> [Exercise goal]: Filter the data below for the string "this" and copy each matching line.

> [Material provided]:
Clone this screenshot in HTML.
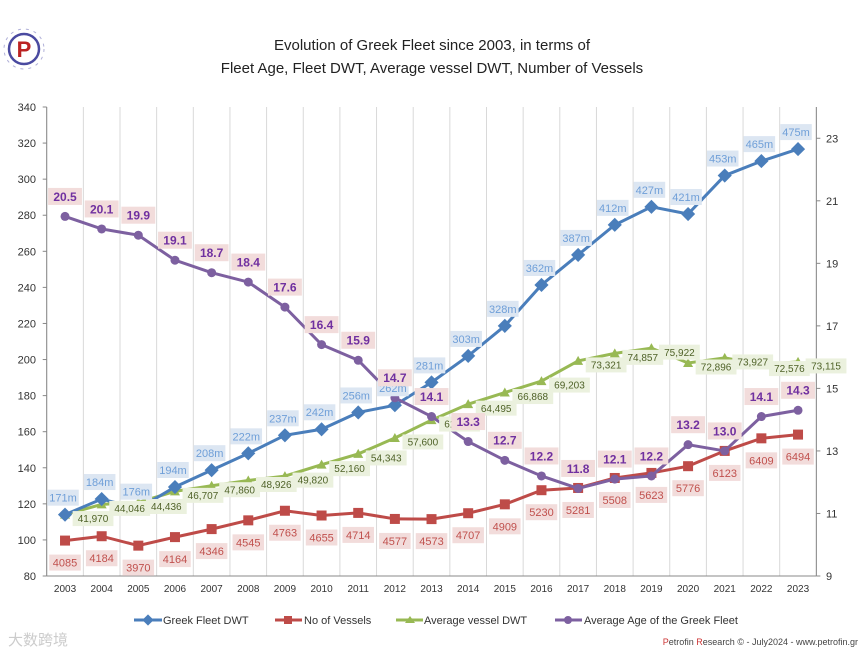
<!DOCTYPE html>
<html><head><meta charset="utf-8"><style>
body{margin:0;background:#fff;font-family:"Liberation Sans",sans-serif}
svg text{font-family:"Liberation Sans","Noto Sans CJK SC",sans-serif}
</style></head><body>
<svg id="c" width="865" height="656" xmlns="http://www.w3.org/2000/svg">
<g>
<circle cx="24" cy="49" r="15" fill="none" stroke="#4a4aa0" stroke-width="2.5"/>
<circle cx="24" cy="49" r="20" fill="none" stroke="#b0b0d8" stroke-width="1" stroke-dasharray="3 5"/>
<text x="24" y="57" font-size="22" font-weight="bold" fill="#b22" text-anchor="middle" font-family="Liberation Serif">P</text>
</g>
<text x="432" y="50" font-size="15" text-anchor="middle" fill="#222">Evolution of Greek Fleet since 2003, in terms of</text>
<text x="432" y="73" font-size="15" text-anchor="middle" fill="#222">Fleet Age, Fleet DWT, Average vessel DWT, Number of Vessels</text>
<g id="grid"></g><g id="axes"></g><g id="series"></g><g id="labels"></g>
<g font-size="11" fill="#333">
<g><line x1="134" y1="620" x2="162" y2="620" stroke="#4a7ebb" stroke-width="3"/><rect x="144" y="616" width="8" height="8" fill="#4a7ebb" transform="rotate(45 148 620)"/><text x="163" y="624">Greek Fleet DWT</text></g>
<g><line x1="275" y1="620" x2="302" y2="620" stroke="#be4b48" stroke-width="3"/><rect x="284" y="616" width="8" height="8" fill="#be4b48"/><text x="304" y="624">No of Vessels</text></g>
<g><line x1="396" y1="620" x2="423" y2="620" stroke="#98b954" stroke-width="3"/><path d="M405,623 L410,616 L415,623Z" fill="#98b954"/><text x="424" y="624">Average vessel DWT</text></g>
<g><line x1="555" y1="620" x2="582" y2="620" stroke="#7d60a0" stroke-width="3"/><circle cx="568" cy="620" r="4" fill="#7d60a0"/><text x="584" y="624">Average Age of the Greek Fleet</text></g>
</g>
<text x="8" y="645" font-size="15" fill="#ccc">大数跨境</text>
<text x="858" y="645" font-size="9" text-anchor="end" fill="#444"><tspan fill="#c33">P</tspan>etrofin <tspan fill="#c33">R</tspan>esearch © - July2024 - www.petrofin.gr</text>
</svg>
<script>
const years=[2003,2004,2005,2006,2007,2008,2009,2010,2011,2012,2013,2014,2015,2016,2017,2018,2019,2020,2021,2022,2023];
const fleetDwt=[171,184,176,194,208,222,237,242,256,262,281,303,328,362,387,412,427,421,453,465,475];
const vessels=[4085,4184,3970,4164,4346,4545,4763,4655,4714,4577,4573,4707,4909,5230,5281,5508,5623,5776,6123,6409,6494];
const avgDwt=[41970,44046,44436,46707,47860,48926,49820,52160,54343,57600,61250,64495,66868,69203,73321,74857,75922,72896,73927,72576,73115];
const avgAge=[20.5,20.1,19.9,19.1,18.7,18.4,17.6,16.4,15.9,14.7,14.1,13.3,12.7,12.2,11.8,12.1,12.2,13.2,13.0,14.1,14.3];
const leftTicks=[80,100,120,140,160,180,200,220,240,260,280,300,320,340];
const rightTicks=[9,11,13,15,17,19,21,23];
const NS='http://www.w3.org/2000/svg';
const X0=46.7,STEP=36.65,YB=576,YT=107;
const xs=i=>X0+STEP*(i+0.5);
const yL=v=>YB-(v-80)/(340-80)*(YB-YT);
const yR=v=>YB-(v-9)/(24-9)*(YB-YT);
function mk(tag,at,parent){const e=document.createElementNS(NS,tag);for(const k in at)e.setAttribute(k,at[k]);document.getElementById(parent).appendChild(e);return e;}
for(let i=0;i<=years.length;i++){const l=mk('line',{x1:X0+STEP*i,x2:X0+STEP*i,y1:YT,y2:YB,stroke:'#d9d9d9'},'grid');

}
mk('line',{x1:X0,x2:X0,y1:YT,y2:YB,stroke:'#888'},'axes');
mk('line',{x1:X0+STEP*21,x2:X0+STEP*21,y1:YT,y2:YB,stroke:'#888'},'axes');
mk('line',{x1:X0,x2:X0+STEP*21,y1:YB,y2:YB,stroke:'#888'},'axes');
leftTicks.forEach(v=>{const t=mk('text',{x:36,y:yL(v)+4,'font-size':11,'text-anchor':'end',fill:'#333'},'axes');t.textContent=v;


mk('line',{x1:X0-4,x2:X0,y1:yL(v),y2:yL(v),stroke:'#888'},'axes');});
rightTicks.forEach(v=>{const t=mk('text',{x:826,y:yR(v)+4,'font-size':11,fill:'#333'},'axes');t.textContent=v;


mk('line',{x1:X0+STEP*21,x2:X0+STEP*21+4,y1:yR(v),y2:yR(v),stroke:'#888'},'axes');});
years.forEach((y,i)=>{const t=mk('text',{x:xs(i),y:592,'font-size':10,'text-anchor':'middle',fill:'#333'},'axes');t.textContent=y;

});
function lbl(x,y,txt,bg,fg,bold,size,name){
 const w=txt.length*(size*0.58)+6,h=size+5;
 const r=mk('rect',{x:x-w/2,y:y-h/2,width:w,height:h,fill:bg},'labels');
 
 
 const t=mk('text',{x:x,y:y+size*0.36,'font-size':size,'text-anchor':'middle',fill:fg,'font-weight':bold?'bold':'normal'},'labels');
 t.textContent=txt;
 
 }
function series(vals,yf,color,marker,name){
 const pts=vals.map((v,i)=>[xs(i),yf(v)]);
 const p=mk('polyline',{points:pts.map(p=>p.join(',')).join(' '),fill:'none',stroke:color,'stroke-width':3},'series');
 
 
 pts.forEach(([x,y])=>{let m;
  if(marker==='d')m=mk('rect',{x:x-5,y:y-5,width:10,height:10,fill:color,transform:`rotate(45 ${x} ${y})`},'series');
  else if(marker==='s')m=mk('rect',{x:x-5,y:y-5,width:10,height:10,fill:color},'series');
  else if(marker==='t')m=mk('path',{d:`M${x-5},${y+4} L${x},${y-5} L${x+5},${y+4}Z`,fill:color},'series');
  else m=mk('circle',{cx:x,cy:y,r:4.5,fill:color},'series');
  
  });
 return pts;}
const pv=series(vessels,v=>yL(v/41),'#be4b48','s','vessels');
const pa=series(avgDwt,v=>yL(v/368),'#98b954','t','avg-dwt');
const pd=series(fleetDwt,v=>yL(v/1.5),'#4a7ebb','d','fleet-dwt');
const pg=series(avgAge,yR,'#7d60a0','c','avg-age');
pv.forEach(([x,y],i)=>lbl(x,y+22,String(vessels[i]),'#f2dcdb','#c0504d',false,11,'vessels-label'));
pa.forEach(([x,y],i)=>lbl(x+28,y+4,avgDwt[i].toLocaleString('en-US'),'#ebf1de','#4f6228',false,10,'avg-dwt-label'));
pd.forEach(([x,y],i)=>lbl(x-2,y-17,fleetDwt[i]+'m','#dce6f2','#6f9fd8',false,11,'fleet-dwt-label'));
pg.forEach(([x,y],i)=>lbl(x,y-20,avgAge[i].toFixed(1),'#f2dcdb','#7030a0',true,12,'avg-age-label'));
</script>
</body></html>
--
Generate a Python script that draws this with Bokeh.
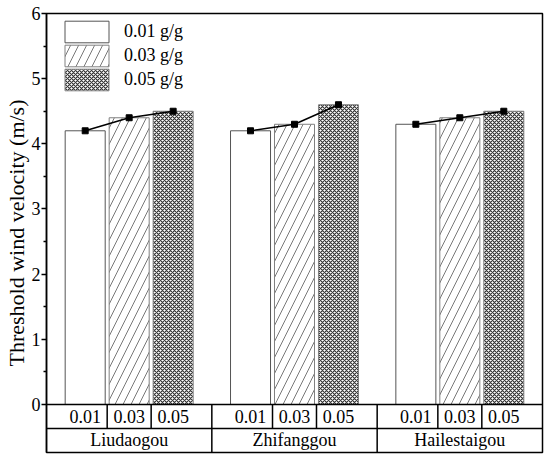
...
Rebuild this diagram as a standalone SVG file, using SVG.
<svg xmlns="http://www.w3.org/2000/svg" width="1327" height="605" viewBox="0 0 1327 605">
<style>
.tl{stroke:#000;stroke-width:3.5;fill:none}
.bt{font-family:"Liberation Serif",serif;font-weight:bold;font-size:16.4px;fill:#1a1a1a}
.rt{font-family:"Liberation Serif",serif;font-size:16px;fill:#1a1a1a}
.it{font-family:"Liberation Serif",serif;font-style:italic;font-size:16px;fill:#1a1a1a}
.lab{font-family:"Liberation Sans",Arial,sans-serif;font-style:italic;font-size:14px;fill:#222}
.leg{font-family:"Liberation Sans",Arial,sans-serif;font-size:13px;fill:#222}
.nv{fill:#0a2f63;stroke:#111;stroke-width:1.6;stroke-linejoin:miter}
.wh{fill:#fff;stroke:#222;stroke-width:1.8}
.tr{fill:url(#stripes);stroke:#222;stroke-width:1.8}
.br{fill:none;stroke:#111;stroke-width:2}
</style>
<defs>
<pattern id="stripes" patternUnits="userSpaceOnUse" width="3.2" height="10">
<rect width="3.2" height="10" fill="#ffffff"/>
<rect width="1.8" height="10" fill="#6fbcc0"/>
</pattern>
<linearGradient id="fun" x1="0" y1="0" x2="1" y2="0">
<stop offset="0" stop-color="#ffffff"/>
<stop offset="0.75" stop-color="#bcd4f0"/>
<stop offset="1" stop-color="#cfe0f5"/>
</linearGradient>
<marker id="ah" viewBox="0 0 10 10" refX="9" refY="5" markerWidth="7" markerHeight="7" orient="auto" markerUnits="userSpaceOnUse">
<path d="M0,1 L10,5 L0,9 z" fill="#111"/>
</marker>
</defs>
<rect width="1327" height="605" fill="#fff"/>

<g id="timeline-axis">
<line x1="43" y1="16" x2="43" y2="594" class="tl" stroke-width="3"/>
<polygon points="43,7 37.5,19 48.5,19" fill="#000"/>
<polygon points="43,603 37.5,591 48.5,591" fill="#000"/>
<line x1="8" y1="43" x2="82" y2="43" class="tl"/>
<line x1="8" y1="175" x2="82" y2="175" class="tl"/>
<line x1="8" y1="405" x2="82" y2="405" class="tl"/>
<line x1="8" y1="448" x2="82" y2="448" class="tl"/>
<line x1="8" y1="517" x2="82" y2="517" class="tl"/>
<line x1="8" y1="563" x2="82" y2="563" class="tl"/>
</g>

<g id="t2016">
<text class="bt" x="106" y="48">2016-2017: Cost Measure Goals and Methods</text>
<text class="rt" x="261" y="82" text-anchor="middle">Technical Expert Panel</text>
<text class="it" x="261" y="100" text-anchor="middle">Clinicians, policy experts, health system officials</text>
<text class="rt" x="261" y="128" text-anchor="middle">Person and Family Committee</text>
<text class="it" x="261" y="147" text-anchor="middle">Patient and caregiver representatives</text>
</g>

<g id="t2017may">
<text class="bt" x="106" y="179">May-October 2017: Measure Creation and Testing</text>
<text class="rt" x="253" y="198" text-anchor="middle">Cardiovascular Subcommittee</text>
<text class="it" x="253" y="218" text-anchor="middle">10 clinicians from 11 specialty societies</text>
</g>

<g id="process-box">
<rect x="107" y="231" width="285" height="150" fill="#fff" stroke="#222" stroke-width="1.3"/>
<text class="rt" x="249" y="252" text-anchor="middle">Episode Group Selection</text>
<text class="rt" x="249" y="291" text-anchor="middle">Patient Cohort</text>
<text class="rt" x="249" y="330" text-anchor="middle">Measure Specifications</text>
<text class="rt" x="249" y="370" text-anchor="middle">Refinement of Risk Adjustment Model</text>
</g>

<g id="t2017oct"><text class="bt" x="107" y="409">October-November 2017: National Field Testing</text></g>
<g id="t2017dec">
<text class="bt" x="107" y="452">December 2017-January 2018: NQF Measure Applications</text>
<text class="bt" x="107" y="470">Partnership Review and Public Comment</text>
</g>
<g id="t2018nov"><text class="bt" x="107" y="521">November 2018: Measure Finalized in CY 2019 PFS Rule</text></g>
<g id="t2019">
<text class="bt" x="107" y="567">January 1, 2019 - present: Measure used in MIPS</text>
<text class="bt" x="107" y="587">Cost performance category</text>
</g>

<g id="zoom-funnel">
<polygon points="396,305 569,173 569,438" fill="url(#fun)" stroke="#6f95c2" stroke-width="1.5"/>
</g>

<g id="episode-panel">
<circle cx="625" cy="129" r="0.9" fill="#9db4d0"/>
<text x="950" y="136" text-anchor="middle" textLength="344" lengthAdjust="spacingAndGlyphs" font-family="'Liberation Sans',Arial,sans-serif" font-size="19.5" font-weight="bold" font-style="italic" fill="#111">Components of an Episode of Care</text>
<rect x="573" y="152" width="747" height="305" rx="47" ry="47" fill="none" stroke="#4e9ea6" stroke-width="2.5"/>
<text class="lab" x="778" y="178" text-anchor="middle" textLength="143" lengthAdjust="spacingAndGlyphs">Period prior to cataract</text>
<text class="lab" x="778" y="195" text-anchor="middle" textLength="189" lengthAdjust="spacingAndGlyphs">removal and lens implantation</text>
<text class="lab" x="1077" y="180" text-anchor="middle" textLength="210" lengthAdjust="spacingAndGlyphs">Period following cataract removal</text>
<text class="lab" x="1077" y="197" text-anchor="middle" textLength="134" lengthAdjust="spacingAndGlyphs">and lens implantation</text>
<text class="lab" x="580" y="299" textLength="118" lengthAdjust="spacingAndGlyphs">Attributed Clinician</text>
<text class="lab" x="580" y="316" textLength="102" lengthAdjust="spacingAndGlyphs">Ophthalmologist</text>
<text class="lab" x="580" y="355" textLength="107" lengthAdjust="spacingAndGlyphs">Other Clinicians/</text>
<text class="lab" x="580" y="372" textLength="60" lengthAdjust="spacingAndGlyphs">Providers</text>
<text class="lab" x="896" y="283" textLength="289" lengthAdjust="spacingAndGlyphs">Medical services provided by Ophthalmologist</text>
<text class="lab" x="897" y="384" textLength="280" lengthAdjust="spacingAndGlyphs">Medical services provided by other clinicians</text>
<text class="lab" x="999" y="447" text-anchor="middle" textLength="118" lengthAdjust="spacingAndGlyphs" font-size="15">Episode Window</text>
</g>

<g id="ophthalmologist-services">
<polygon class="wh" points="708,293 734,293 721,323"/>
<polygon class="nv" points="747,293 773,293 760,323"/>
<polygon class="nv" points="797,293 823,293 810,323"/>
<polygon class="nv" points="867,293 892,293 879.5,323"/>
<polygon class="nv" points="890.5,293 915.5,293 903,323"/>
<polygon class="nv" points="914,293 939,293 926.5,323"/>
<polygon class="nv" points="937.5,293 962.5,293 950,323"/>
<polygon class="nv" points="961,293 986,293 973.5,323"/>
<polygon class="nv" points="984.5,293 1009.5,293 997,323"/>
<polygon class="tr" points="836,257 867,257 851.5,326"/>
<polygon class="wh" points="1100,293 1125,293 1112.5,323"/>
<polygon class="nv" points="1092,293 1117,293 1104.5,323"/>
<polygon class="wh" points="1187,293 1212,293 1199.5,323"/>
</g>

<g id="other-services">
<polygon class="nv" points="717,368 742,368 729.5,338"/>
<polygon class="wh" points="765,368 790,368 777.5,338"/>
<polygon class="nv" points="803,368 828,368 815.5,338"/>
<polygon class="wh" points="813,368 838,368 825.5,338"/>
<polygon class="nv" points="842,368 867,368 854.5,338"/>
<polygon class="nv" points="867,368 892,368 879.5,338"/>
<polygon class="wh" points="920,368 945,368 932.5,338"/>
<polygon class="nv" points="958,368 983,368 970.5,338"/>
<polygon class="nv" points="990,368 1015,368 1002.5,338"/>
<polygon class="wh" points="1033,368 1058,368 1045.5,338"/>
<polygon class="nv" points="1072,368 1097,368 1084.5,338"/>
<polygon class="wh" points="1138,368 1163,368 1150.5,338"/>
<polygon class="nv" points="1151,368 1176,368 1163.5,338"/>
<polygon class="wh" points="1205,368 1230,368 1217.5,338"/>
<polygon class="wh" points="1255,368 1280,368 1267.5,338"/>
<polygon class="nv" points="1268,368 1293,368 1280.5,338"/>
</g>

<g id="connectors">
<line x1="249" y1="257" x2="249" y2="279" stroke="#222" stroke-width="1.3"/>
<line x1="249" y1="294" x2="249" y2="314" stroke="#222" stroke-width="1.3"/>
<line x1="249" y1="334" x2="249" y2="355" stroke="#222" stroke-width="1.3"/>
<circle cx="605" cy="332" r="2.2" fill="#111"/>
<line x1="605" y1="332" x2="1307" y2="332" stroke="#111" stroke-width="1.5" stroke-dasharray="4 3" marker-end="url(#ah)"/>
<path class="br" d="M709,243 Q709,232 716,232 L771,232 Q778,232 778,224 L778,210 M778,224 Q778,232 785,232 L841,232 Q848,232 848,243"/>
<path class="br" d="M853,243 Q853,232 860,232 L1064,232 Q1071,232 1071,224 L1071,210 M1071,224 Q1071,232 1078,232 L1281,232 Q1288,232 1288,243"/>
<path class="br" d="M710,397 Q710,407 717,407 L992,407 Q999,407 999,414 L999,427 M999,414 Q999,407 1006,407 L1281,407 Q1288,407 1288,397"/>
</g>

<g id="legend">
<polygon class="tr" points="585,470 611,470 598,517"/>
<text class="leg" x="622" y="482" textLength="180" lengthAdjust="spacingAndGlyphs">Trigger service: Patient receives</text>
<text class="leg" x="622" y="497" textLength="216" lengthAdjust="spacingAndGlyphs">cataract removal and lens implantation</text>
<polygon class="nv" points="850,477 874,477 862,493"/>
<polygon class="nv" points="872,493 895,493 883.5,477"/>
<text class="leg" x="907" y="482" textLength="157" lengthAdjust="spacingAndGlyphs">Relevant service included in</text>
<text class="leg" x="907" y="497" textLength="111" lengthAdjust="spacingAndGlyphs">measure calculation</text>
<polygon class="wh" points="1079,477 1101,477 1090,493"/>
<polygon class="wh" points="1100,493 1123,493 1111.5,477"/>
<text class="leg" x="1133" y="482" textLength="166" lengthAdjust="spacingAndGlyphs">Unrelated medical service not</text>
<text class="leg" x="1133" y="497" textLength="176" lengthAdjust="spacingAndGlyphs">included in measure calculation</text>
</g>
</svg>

> [Exercise response]:
Clone this screenshot in HTML.
Generate a Python script that draws this with Bokeh.
Rebuild this diagram as a standalone SVG file, using SVG.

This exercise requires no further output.